Usability - and More Usability

Usability is the key to a successful website and a successful business. Retail stores understand this, but does everyone else?

Good retail stores know where we look and where we walk in their stores, they know what shelves to put the right items on. And they know what messages sell. But how are our websites looking... Consider these issues

  • Restaurants - As a customer, what i want is: opening hours, booking phone/email, GPS friendly street address and interactive map, and a menu. Everything else is really a bit superfluous
  • Online Shops - I want to get to the products via a category menu visible on all pages. I want all relevant information about a product on one page, or if it really is impractical, then a major menu button getting me to "general installation/usage guidelines". The checkout process should not require user registration and login, unless it is a wholesale business with limited customer base.
  • Unsubscribe links - make sure they work... A recent site the text was included in the email, but unlinked. I looked around their website and could not find an unsubscribe option. I raised a support ticket and got an automated email that told me very little. It took several days for the site to get back in touch with me. Very very bad...
  • All other websites - I want trust, I want to know your contact details. Nothing puts less trust in me than a website with no phone or address. A physical address is better than a postal. Showing customers you really want to communicate with them instills trust. A photo of your "bricks and motar" store does also.

Usability helps everyone

  • Customer experience improves with a useable website, and happier customers make referrals
  • Customers who help themselves, save you admin time and money
  • Helping a customer complete a task that they are only tentatively interested in, will ensure a sale/enquiry is made that may have otherwise remained incomplete.

Common mistakes made

  • Don't put important information beneath the fold (that area where you scroll to, that no body goes)
  • Don't have too many competing messages. Your navigation should get everyone where they want to be, and calls to action should be limited to the primary 3 buy/enquire/subscribe options.
  • Don't rename your buttons with unique text.

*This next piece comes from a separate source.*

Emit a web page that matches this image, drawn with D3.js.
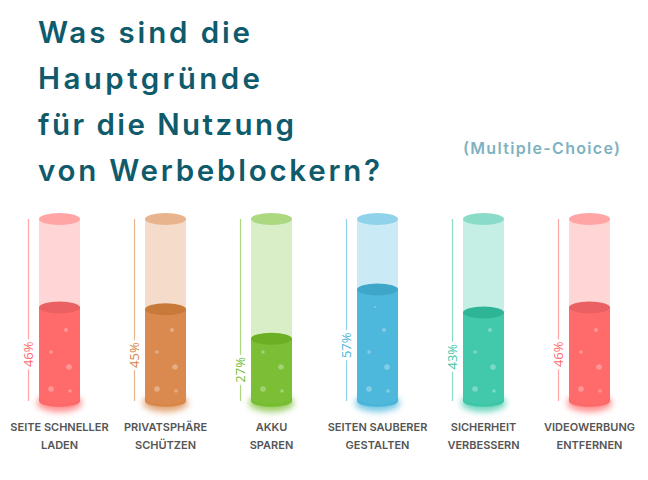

Home=Home (left most button), Map=Map. Contact Us=Contact/Us (right most button)
  • Keep news/events/blogs pages upto date, or don't have them.
  • Don't use flash for navigation. Don't depend on flash for calls to action. Flash does not work on the millions and millions of ipads and iphones that people use every day.
  • Test your website using customers and strangers. Give them a real world scenerio as a customer, and see if they can complete the task on your website without asking you questions. Watch where they navigate, take notes, and ask them later about how you could improve your website.